Currents, Meters, Circuit Breakers

Further to my ramblings about circuit breakers.

The question arose when 30A or so on the meter did not trip a 20A or
so Circuit breaker.  Now maybe the CB misperformed.  Or.....

Lots of things influence the readings on a meter.  Its easy to trust the
meter.  In a relative sense, (30a indicated is more than 20A indicated) thats
fine.  In an actual sense, welllllllllll.

There will be small scale variations, manufacturing tolerances in magnets &
coils  & scaling resistors.  Under 5%, with any luck.  There are also larger
scale effects, which can have significant effects.  Notably, each kind of
meter responds differently to the wave shape of the applied current.
And, driving a gap, the current is NOT sinusoidal.  For a simple fixed gap,
the curretn will be zero until the secondary makes sparkover voltage, then
go up FAST.  May saturate, depending on the transformer & cicuit details,
then go to zero FAST as the gap quenches.  Repeat for each half cycle.
Gets REAL complicated for a rotary gap.

Each type of AC meter will respond differently to the wave shape.  And each
Tesla-type circuit will have its own wave shape.  So its REAL hard to
(off site) generalize on how close 20A indicated is to 20A real.  There are
four principal classes of AC ammeter.  (5? lets see how well i do...8)>>)

	1) Rectifier Type: Stndard DC movement, with FW bridge.  Usable, but
	the bridge is vulnerable.  Not commercially available in the 20Aish

	2) Moving Iron: An iron slug moves in a magnetic field.  Rugged,
	common.  Non linear, & shows it in the dial markings.

	3) repulsion: Similar to moving iron.

	4) Hot wire: Not common.  Arguably best, as immune to wave shape
	variations.  Not rugged, generally.

	5) Thermocouple: NOT rugged, not common.  Also immune to wave shape

	6) Electordynamic: Not common.
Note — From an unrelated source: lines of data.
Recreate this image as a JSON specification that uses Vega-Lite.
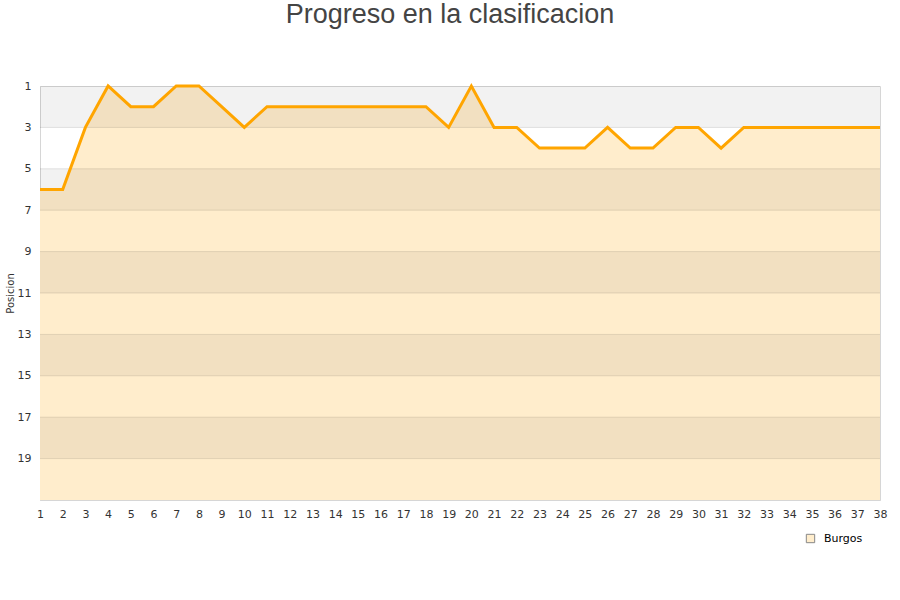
{
  "$schema": "https://vega.github.io/schema/vega-lite/v6.json",
  "width": 840,
  "height": 414,
  "autosize": {"type": "none"},
  "padding": {"left": 40, "top": 86, "right": 20, "bottom": 100},
  "background": "white",
  "title": {
    "text": "Progreso en la clasificacion",
    "font": "Liberation Sans",
    "fontSize": 27,
    "fontWeight": "normal",
    "color": "#444444",
    "anchor": "middle",
    "dx": -10,
    "offset": 51
  },
  "config": {
    "view": {"stroke": "#d6d6d6", "strokeWidth": 1},
    "axis": {
      "labelFont": "DejaVu Sans",
      "labelFontSize": 11,
      "labelColor": "#333333",
      "titleFont": "DejaVu Sans",
      "titleFontSize": 10,
      "titleFontWeight": "normal",
      "titleColor": "#333333",
      "domainColor": "#d6d6d6",
      "ticks": false,
      "grid": false
    },
    "axisX": {"labelOverlap": false, "labelFlush": false},
    "legend": {
      "labelFont": "DejaVu Sans",
      "labelFontSize": 11,
      "labelColor": "#000000"
    }
  },
  "datasets": {
    "bands": [
      {"y1": 1, "y2": 3},
      {"y1": 5, "y2": 7},
      {"y1": 9, "y2": 11},
      {"y1": 13, "y2": 15},
      {"y1": 17, "y2": 19}
    ],
    "grid": [
      {"g": 3}, {"g": 5}, {"g": 7}, {"g": 9}, {"g": 11},
      {"g": 13}, {"g": 15}, {"g": 17}, {"g": 19}
    ],
    "pos": [
      {"jornada": 1, "posicion": 6, "equipo": "Burgos"},
      {"jornada": 2, "posicion": 6, "equipo": "Burgos"},
      {"jornada": 3, "posicion": 3, "equipo": "Burgos"},
      {"jornada": 4, "posicion": 1, "equipo": "Burgos"},
      {"jornada": 5, "posicion": 2, "equipo": "Burgos"},
      {"jornada": 6, "posicion": 2, "equipo": "Burgos"},
      {"jornada": 7, "posicion": 1, "equipo": "Burgos"},
      {"jornada": 8, "posicion": 1, "equipo": "Burgos"},
      {"jornada": 9, "posicion": 2, "equipo": "Burgos"},
      {"jornada": 10, "posicion": 3, "equipo": "Burgos"},
      {"jornada": 11, "posicion": 2, "equipo": "Burgos"},
      {"jornada": 12, "posicion": 2, "equipo": "Burgos"},
      {"jornada": 13, "posicion": 2, "equipo": "Burgos"},
      {"jornada": 14, "posicion": 2, "equipo": "Burgos"},
      {"jornada": 15, "posicion": 2, "equipo": "Burgos"},
      {"jornada": 16, "posicion": 2, "equipo": "Burgos"},
      {"jornada": 17, "posicion": 2, "equipo": "Burgos"},
      {"jornada": 18, "posicion": 2, "equipo": "Burgos"},
      {"jornada": 19, "posicion": 3, "equipo": "Burgos"},
      {"jornada": 20, "posicion": 1, "equipo": "Burgos"},
      {"jornada": 21, "posicion": 3, "equipo": "Burgos"},
      {"jornada": 22, "posicion": 3, "equipo": "Burgos"},
      {"jornada": 23, "posicion": 4, "equipo": "Burgos"},
      {"jornada": 24, "posicion": 4, "equipo": "Burgos"},
      {"jornada": 25, "posicion": 4, "equipo": "Burgos"},
      {"jornada": 26, "posicion": 3, "equipo": "Burgos"},
      {"jornada": 27, "posicion": 4, "equipo": "Burgos"},
      {"jornada": 28, "posicion": 4, "equipo": "Burgos"},
      {"jornada": 29, "posicion": 3, "equipo": "Burgos"},
      {"jornada": 30, "posicion": 3, "equipo": "Burgos"},
      {"jornada": 31, "posicion": 4, "equipo": "Burgos"},
      {"jornada": 32, "posicion": 3, "equipo": "Burgos"},
      {"jornada": 33, "posicion": 3, "equipo": "Burgos"},
      {"jornada": 34, "posicion": 3, "equipo": "Burgos"},
      {"jornada": 35, "posicion": 3, "equipo": "Burgos"},
      {"jornada": 36, "posicion": 3, "equipo": "Burgos"},
      {"jornada": 37, "posicion": 3, "equipo": "Burgos"},
      {"jornada": 38, "posicion": 3, "equipo": "Burgos"}
    ]
  },
  "resolve": {"scale": {"y": "shared", "x": "shared"}},
  "layer": [
    {
      "data": {"name": "pos"},
      "mark": {"type": "area", "opacity": 1, "interpolate": "linear"},
      "encoding": {
        "x": {
          "field": "jornada", "type": "quantitative",
          "scale": {"domain": [1, 38], "nice": false, "zero": false},
          "axis": {"values": [1,2,3,4,5,6,7,8,9,10,11,12,13,14,15,16,17,18,19,20,21,22,23,24,25,26,27,28,29,30,31,32,33,34,35,36,37,38], "title": null, "labelPadding": 8, "labelFlush": false, "labelOverlap": false, "labelFontSize": 11, "labelFont": "DejaVu Sans", "labelColor": "#333333", "ticks": false, "grid": false, "domainColor": "#d6d6d6"}
        },
        "y": {
          "field": "posicion", "type": "quantitative",
          "scale": {"domain": [1, 21], "reverse": true, "zero": false, "nice": false},
          "axis": {"values": [1,3,5,7,9,11,13,15,17,19], "title": "Posicion", "labelPadding": 9, "titlePadding": 2, "labelFontSize": 11, "labelFont": "DejaVu Sans", "labelColor": "#333333", "titleFont": "DejaVu Sans", "titleFontSize": 10, "titleFontWeight": "normal", "titleColor": "#333333", "ticks": false, "grid": false, "domainColor": "#d6d6d6", "labelOverlap": false}
        },
        "y2": {"datum": 21},
        "color": {
          "field": "equipo", "type": "nominal",
          "scale": {"range": ["#FFEDCC"]},
          "legend": {
            "title": null,
            "orient": "none",
            "legendX": 765,
            "legendY": 447,
            "symbolType": "square",
            "symbolSize": 70,
            "symbolStrokeColor": "#888888",
            "symbolStrokeWidth": 1,
            "symbolOpacity": 1,
            "labelOffset": 8,
            "labelFontSize": 11,
            "labelFont": "DejaVu Sans",
            "labelColor": "#000000"
          }
        }
      }
    },
    {
      "data": {"name": "bands"},
      "mark": {"type": "rect", "color": "#000000", "opacity": 0.05},
      "encoding": {
        "y": {"field": "y1", "type": "quantitative"},
        "y2": {"field": "y2"}
      }
    },
    {
      "data": {"name": "grid"},
      "mark": {"type": "rule", "color": "#000000", "opacity": 0.1, "strokeWidth": 1},
      "encoding": {
        "y": {"field": "g", "type": "quantitative"}
      }
    },
    {
      "data": {"name": "pos"},
      "mark": {"type": "line", "color": "#FFA500", "strokeWidth": 3, "interpolate": "linear"},
      "encoding": {
        "x": {"field": "jornada", "type": "quantitative", "axis": {"values": [1,2,3,4,5,6,7,8,9,10,11,12,13,14,15,16,17,18,19,20,21,22,23,24,25,26,27,28,29,30,31,32,33,34,35,36,37,38], "title": null, "labelPadding": 8, "labelFlush": false, "labelOverlap": false}},
        "y": {"field": "posicion", "type": "quantitative"}
      }
    }
  ]
}
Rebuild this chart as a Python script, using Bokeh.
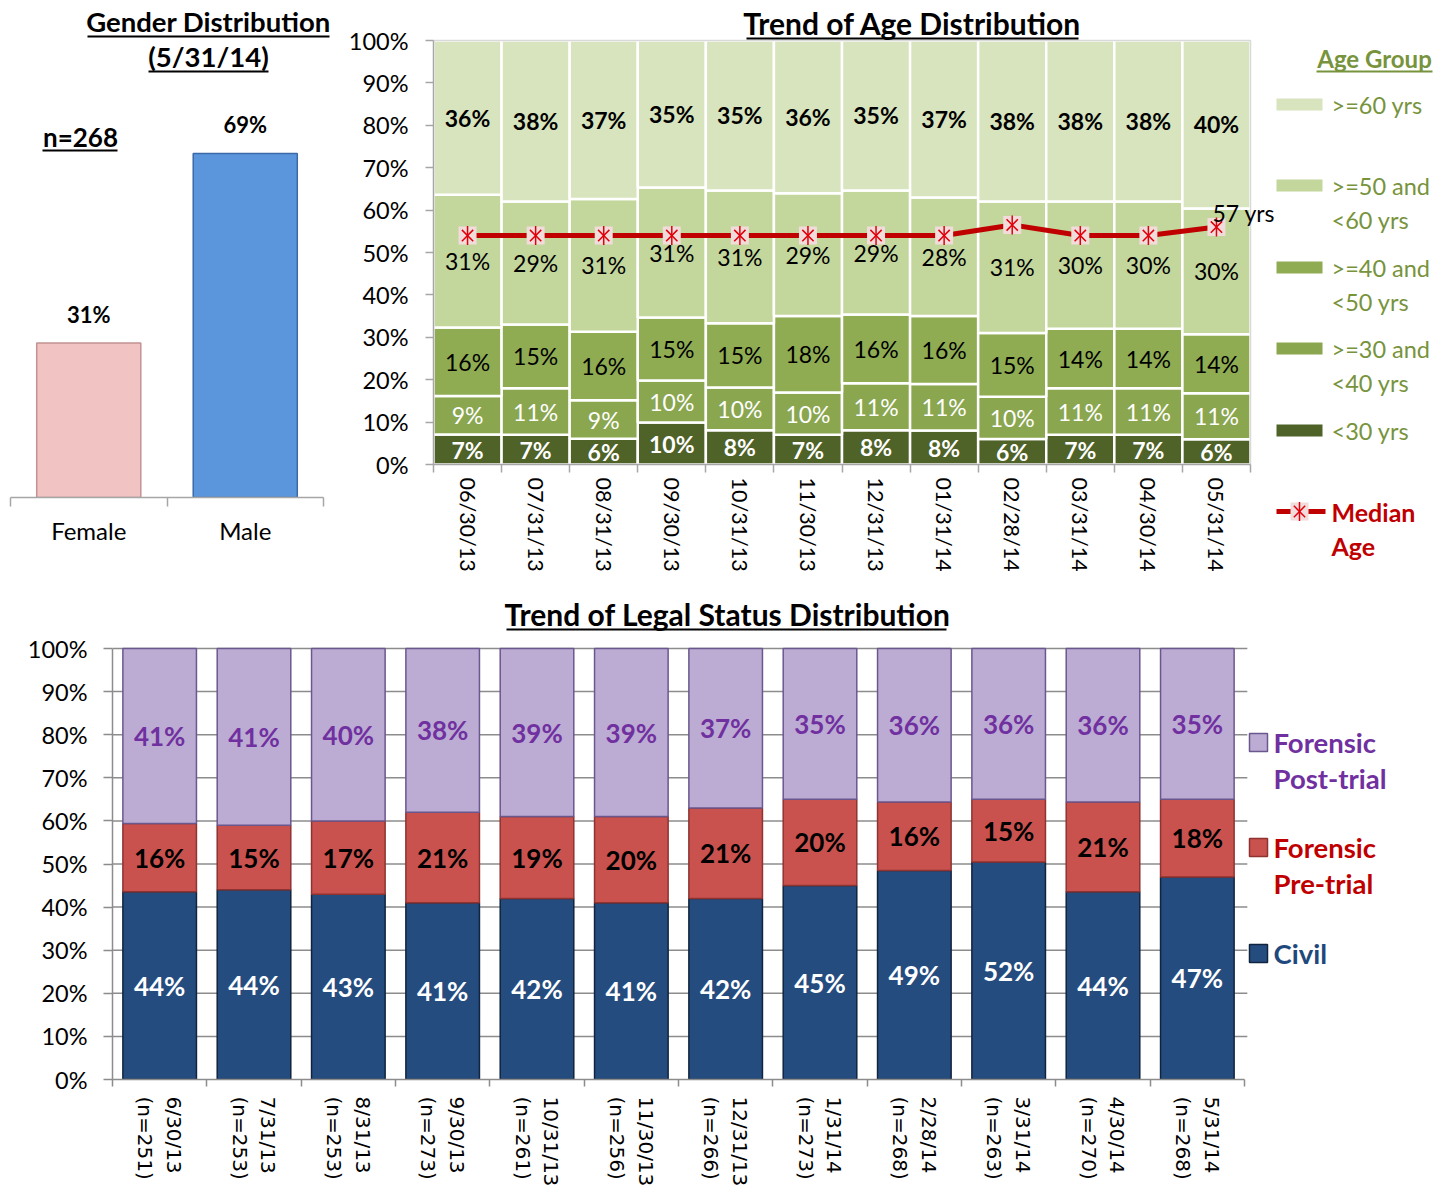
import math
from bokeh.plotting import figure
from bokeh.layouts import column, row
from bokeh.models import Range1d, FixedTicker, Label, Arrow, NumeralTickFormatter
from bokeh.core.properties import value
from bokeh.embed import file_html
from bokeh.resources import INLINE

FONT = "Lato"
XFONT = "DejaVu Sans"

# ---------------- data ----------------
gender_categories = ["Female", "Male"]
gender_pct = [31, 69]
gender_title = ["Gender Distribution", "(5/31/14)"]
gender_n_label = "n=268"

age_dates = ["06/30/13", "07/31/13", "08/31/13", "09/30/13", "10/31/13", "11/30/13",
             "12/31/13", "01/31/14", "02/28/14", "03/31/14", "04/30/14", "05/31/14"]
age_groups = ["<30 yrs", ">=30 and\n<40 yrs", ">=40 and\n<50 yrs", ">=50 and\n<60 yrs", ">=60 yrs"]
age_lt30 = [7, 7, 6, 10, 8, 7, 8, 8, 6, 7, 7, 6]
age_30_40 = [9, 11, 9, 10, 10, 10, 11, 11, 10, 11, 11, 11]
age_40_50 = [16, 15, 16, 15, 15, 18, 16, 16, 15, 14, 14, 14]
age_50_60 = [31, 29, 31, 31, 31, 29, 29, 28, 31, 30, 30, 30]
age_ge60 = [36, 38, 37, 35, 35, 36, 35, 37, 38, 38, 38, 40]
median_age = [54, 54, 54, 54, 54, 54, 54, 54, 56.5, 54, 54, 56]
median_age_label = "57 yrs"
median_legend = "Median\nAge"
age_title = "Trend of Age Distribution"
age_legend_title = "Age Group"

legal_dates = ["6/30/13", "7/31/13", "8/31/13", "9/30/13", "10/31/13", "11/30/13",
               "12/31/13", "1/31/14", "2/28/14", "3/31/14", "4/30/14", "5/31/14"]
legal_n = [251, 253, 253, 273, 261, 256, 266, 273, 268, 263, 270, 268]
legal_groups = ["Civil", "Forensic\nPre-trial", "Forensic\nPost-trial"]
civil = [44, 44, 43, 41, 42, 41, 42, 45, 49, 52, 44, 47]
pre_trial = [16, 15, 17, 21, 19, 20, 21, 20, 16, 15, 21, 18]
post_trial = [41, 41, 40, 38, 39, 39, 37, 35, 36, 36, 36, 35]
legal_title = "Trend of Legal Status Distribution"

pct_ticks = [i / 10 for i in range(11)]

# ---------------- helpers ----------------
def make_fig(W, H, xr, yr, L, R, T, B, x_axis=True, y_axis=True):
    p = figure(width=W, height=H, x_range=Range1d(*xr), y_range=Range1d(*yr),
               output_backend="svg", toolbar_location=None, title=None,
               x_axis_location="below" if x_axis else None,
               y_axis_location="left" if y_axis else None,
               min_border_left=L, min_border_right=R, min_border_top=T, min_border_bottom=B,
               frame_align=False)
    p.xgrid.visible = False
    p.ygrid.visible = False
    p.outline_line_color = None
    return p


def mapper(px0, py0, W, H, L, R, T, B, xr, yr):
    fx0, fx1 = px0 + L, px0 + W - R
    fy0, fy1 = py0 + T, py0 + H - B
    def fx(px):
        return xr[0] + (px - fx0) / (fx1 - fx0) * (xr[1] - xr[0])
    def fy(py):
        return yr[0] + (fy1 - py) / (fy1 - fy0) * (yr[1] - yr[0])
    return fx, fy


def lab(p, x, y, t, size, color="black", bold=False, align="center", baseline="middle", **kw):
    p.add_layout(Label(x=x, y=y, text=t, text_font=FONT, text_font_size=size,
                       text_font_style="bold" if bold else "normal", text_color=color,
                       text_align=align, text_baseline=baseline, **kw))


def uline(p, x0, x1, y, color="black", width=2):
    p.add_layout(Arrow(end=None, start=None, x_start=x0, y_start=y, x_end=x1, y_end=y,
                       line_color=color, line_width=width))


def style_axis(ax, color="#a6a6a6"):
    ax.axis_line_color = color
    ax.axis_line_width = 1.5
    ax.major_tick_line_color = color
    ax.major_tick_line_width = 1.5
    ax.minor_tick_line_color = color
    ax.minor_tick_line_width = 1.5
    ax.major_label_text_font = FONT
    ax.major_label_text_color = "black"


def median_marker(p, x, y, **kw):
    p.scatter(x, y, marker="square", size=18, fill_color="#F2DCDB", line_color=None, **kw)
    p.scatter(x, y, marker="x", size=16, line_color="#E0000B", line_width=1.5, **kw)
    p.scatter(x, y, marker="dash", angle=math.pi / 2, size=19, line_color="#E0000B",
              line_width=1.5, **kw)


# ---------------- gender figure ----------------
A = dict(px0=0, py0=0, W=340, H=585, L=0, R=0, T=0, B=88)
a_xr = (-10 / 156.5, 330 / 156.5)
a_yr = (0, 497 / 4.986)
pa = make_fig(A["W"], A["H"], a_xr, a_yr, A["L"], A["R"], A["T"], A["B"], y_axis=False)
ax_, ay_ = mapper(A["px0"], A["py0"], A["W"], A["H"], A["L"], A["R"], A["T"], A["B"], a_xr, a_yr)

gx = [i + 0.5 for i in range(len(gender_categories))]
pa.vbar(x=gx, top=gender_pct, width=0.665, fill_color=["#F2C3C3", "#5B96DC"],
        line_color=["#C29393", "#3B6AA6"], line_width=1.5)
pa.text(x=gx, y=[v + 5.8 for v in gender_pct], text=[f"{v}%" for v in gender_pct],
        text_font=value(FONT), text_font_size="22px", text_font_style="bold",
        text_align="center", text_baseline="middle", text_color="black")
style_axis(pa.xaxis[0])
pa.xaxis.ticker = FixedTicker(ticks=gx, minor_ticks=list(range(len(gx) + 1)))
pa.xaxis.major_label_overrides = {x: c for x, c in zip(gx, gender_categories)}
pa.xaxis.bounds = (0, len(gx))
pa.xaxis.major_tick_out = 0
pa.xaxis.major_tick_in = 0
pa.xaxis.minor_tick_out = 9
pa.xaxis.minor_tick_in = 0
pa.xaxis.major_label_text_font_size = "24px"
pa.xaxis.major_label_standoff = 9

lab(pa, ax_(208), ay_(21), gender_title[0], "27.5px", bold=True)
uline(pa, ax_(87), ax_(329), ay_(36))
lab(pa, ax_(208), ay_(56), gender_title[1], "27.5px", bold=True)
uline(pa, ax_(148), ax_(268), ay_(71))
lab(pa, ax_(80), ay_(136), gender_n_label, "26px", bold=True)
uline(pa, ax_(42), ax_(117), ay_(150))

# ---------------- age figure ----------------
n_age = len(age_dates)
Bf = dict(px0=340, py0=0, W=936, H=585, L=93, R=0, T=0, B=121)
b_xr = (0, 843 / (817 / n_age))
b_yr = (0, 464 / 424)
pb = make_fig(Bf["W"], Bf["H"], b_xr, b_yr, Bf["L"], Bf["R"], Bf["T"], Bf["B"])
bx, by = mapper(Bf["px0"], Bf["py0"], Bf["W"], Bf["H"], Bf["L"], Bf["R"], Bf["T"], Bf["B"], b_xr, b_yr)

age_series = [age_lt30, age_30_40, age_40_50, age_50_60, age_ge60]
age_colors = ["#4F6228", "#8AA64F", "#8FAC53", "#C3D69B", "#D7E4BD"]
age_label_style = [("white", "bold"), ("white", "normal"), ("black", "normal"),
                   ("black", "normal"), ("black", "bold")]
age_x = [i + 0.5 for i in range(n_age)]
age_tot = [sum(v) for v in zip(*age_series)]
bot = [0.0] * n_age
for k, s in enumerate(age_series):
    top = [b + v / t for b, v, t in zip(bot, s, age_tot)]
    pb.vbar(x=age_x, bottom=bot, top=top, width=1.0, fill_color=age_colors[k],
            line_color="white", line_width=2.5)
    pb.text(x=age_x, y=[(b + t) / 2 for b, t in zip(bot, top)], text=[f"{v}%" for v in s],
            text_font=value(FONT), text_font_size="23px", text_font_style=age_label_style[k][1],
            text_color=age_label_style[k][0], text_align="center", text_baseline="middle")
    bot = top

# plot-area border (top and right)
pb.line([0, n_age, n_age], [1, 1, 0], line_color="#d9d9d9", line_width=1.5)

pb.extra_y_ranges = {"age": Range1d(0, 100 * b_yr[1])}
pb.line(age_x, median_age, y_range_name="age", line_color="#C00000", line_width=5)
median_marker(pb, age_x, median_age, y_range_name="age")
pb.text(x=[age_x[-1] - 4 / (817 / n_age)], y=[median_age[-1] + 14 / 424 * 100], text=[median_age_label],
        y_range_name="age", text_font=value(FONT), text_font_size="23px",
        text_align="left", text_baseline="middle", text_color="black")

style_axis(pb.yaxis[0])
pb.yaxis.ticker = FixedTicker(ticks=pct_ticks)
pb.yaxis.formatter = NumeralTickFormatter(format="0%")
pb.yaxis.bounds = (0, 1)
pb.yaxis.major_tick_out = 8
pb.yaxis.major_tick_in = 0
pb.yaxis.major_label_text_font_size = "23.5px"
pb.yaxis.major_label_standoff = 17

style_axis(pb.xaxis[0])
pb.xaxis.ticker = FixedTicker(ticks=age_x, minor_ticks=list(range(n_age + 1)))
pb.xaxis.major_label_overrides = {x: d for x, d in zip(age_x, age_dates)}
pb.xaxis.major_label_orientation = -math.pi / 2
pb.xaxis.bounds = (0, n_age)
pb.xaxis.major_tick_out = 0
pb.xaxis.major_tick_in = 0
pb.xaxis.minor_tick_out = 8
pb.xaxis.minor_tick_in = 0
pb.xaxis.major_label_text_font_size = "21.5px"
pb.xaxis.major_label_standoff = 5

lab(pb, bx(912), by(22), age_title, "30px", bold=True)
uline(pb, bx(746), bx(1078), by(38))

# ---------------- age legend figure (page pixel coordinates) ----------------
Lf = dict(px0=1276, W=164, H=585)
pl = make_fig(Lf["W"], Lf["H"], (Lf["px0"], Lf["px0"] + Lf["W"]), (Lf["H"], 0), 0, 0, 0, 0,
              x_axis=False, y_axis=False)
LEG_GREEN = "#77933C"
lab(pl, 1374, 58, age_legend_title, "24px", color=LEG_GREEN, bold=True)
uline(pl, 1316, 1432, 71, color=LEG_GREEN)
leg_y = [104, 185, 267, 348, 430]
for yy, k in zip(leg_y, reversed(range(len(age_series)))):
    pl.quad(left=[1275], right=[1322], top=[yy - 6], bottom=[yy + 6],
            fill_color=age_colors[k], line_color=None)
    for j, line in enumerate(age_groups[k].split("\n")):
        lab(pl, 1331, yy + 34 * j, line, "23.5px", color=LEG_GREEN, align="left")
my = 511
pl.line([1272, 1325], [my, my], line_color="#C00000", line_width=5)
median_marker(pl, [1299], [my])
for j, line in enumerate(median_legend.split("\n")):
    lab(pl, 1331, my + 34 * j, line, "25px", color="#C00000", bold=True, align="left")

# ---------------- legal status figure ----------------
n_leg = len(legal_dates)
pitch_c = 1132 / n_leg
Cf = dict(px0=0, py0=585, W=1440, H=605, L=112, R=0, T=0, B=111)
c_xr = (0, 1328 / pitch_c)
c_yr = (0, 494 / 431)
pc = make_fig(Cf["W"], Cf["H"], c_xr, c_yr, Cf["L"], Cf["R"], Cf["T"], Cf["B"])
cx, cy = mapper(Cf["px0"], Cf["py0"], Cf["W"], Cf["H"], Cf["L"], Cf["R"], Cf["T"], Cf["B"], c_xr, c_yr)

GRID = "#8C8C8C"
grid_y = pct_ticks[1:]
pc.segment(x0=[0] * len(grid_y), y0=grid_y, x1=[n_leg + 0.03] * len(grid_y), y1=grid_y,
           line_color=GRID, line_width=1.5)

legal_series = [civil, pre_trial, post_trial]
legal_fill = ["#254C7F", "#C9524F", "#BCACD3"]
legal_line = ["#10243F", "#8E3330", "#6A578E"]
legal_text_color = ["white", "black", "#7030A0"]
legal_legend_color = ["#1F497D", "#C00000", "#7030A0"]
lx = [i + 0.5 for i in range(n_leg)]
l_tot = [sum(v) for v in zip(*legal_series)]
bot = [0.0] * n_leg
for k, s in enumerate(legal_series):
    top = [b + v / t for b, v, t in zip(bot, s, l_tot)]
    pc.vbar(x=lx, bottom=bot, top=top, width=0.78, fill_color=legal_fill[k],
            line_color=legal_line[k], line_width=1.5)
    pc.text(x=lx, y=[(b + t) / 2 for b, t in zip(bot, top)], text=[f"{v}%" for v in s],
            text_font=value(FONT), text_font_size="26px", text_font_style="bold",
            text_color=legal_text_color[k], text_align="center", text_baseline="middle")
    bot = top

style_axis(pc.yaxis[0], GRID)
pc.yaxis.ticker = FixedTicker(ticks=pct_ticks)
pc.yaxis.formatter = NumeralTickFormatter(format="0%")
pc.yaxis.bounds = (0, 1)
pc.yaxis.major_tick_out = 9
pc.yaxis.major_tick_in = 0
pc.yaxis.major_label_text_font_size = "23.5px"
pc.yaxis.major_label_standoff = 16

style_axis(pc.xaxis[0], GRID)
pc.xaxis.ticker = FixedTicker(ticks=lx, minor_ticks=list(range(n_leg + 1)))
pc.xaxis.major_label_overrides = {x: f"{d}\n(n={n})" for x, d, n in zip(lx, legal_dates, legal_n)}
pc.xaxis.major_label_orientation = -math.pi / 2
pc.xaxis.bounds = (0, n_leg)
pc.xaxis.major_tick_out = 0
pc.xaxis.major_tick_in = 0
pc.xaxis.minor_tick_out = 7
pc.xaxis.minor_tick_in = 0
pc.xaxis.major_label_text_font = XFONT
pc.xaxis.major_label_text_font_size = "20px"
pc.xaxis.major_label_standoff = 10

lab(pc, cx(727), cy(613), legal_title, "30px", bold=True)
uline(pc, cx(506), cx(946), cy(629))

leg_c_y = [953, 847, 742]
for k, yy in enumerate(leg_c_y):
    pc.quad(left=[cx(1249)], right=[cx(1267)], top=[cy(yy - 9)], bottom=[cy(yy + 9)],
            fill_color=legal_fill[k], line_color=legal_line[k], line_width=1.5)
    for j, line in enumerate(legal_groups[k].split("\n")):
        lab(pc, cx(1273), cy(yy + 36 * j), line, "27.5px", color=legal_legend_color[k],
            bold=True, align="left")

layout = column(row(pa, pb, pl), pc)
open("out.html", "w").write(file_html(layout, INLINE, title="Charts"))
OK On wave shape, reasonably rugged.

And thats just the "needle type" meters....

DVM type instruments are likely to be suspect in the high RF fields.  Some are
effectively rectifier types.  Some use a wave-shape immune "true rms" element,
making them equivalnet to hot-wire or TC types.

When a workng electrical engineer (these days) has to work with complex
waveshapes, the weapon of choice is a digitizing scope, which can capture
current waveshape & will then (internally) compute & display the "real" (RMS)

I can list out if wanted, but any good EE text will talk of this in more or
less detail.  _i_ will go into more detail if interested, but, as above, its
not practical to say "meter foo will read mumble% high in circuit diddle".

Treu Story:
(I was there....)
Back in my student days, we had a motors lab, that ended up with us trying to
measure high currents (turned out to be an instructor error, details omitted
for brevity...).  We ended up with 3 meters, paralleled to try to measure the
currents (ca 70A?  its been a while...8)>>).  ANYWAY, the instructor could ALSO
read the current on the lab swichboard.  Team one got, say 65A.  The instructor
said, try again, i see 55.  Team one got 65A AGAIN.  Team two (Vic, others, me)
got 63A.  Instructor got 54A.  Instructor read OUR meters & agreed with our

He finally figgered out that we were pulling so much current we were either
overloading the metering transformers on his board & that distorted waveshape
was fiddling HIS meter, or we were modestly overloading the lab supply and BOTH
sets of meters were being fooled.

Moral:  Meters are no more goofproof than any other piece of a design.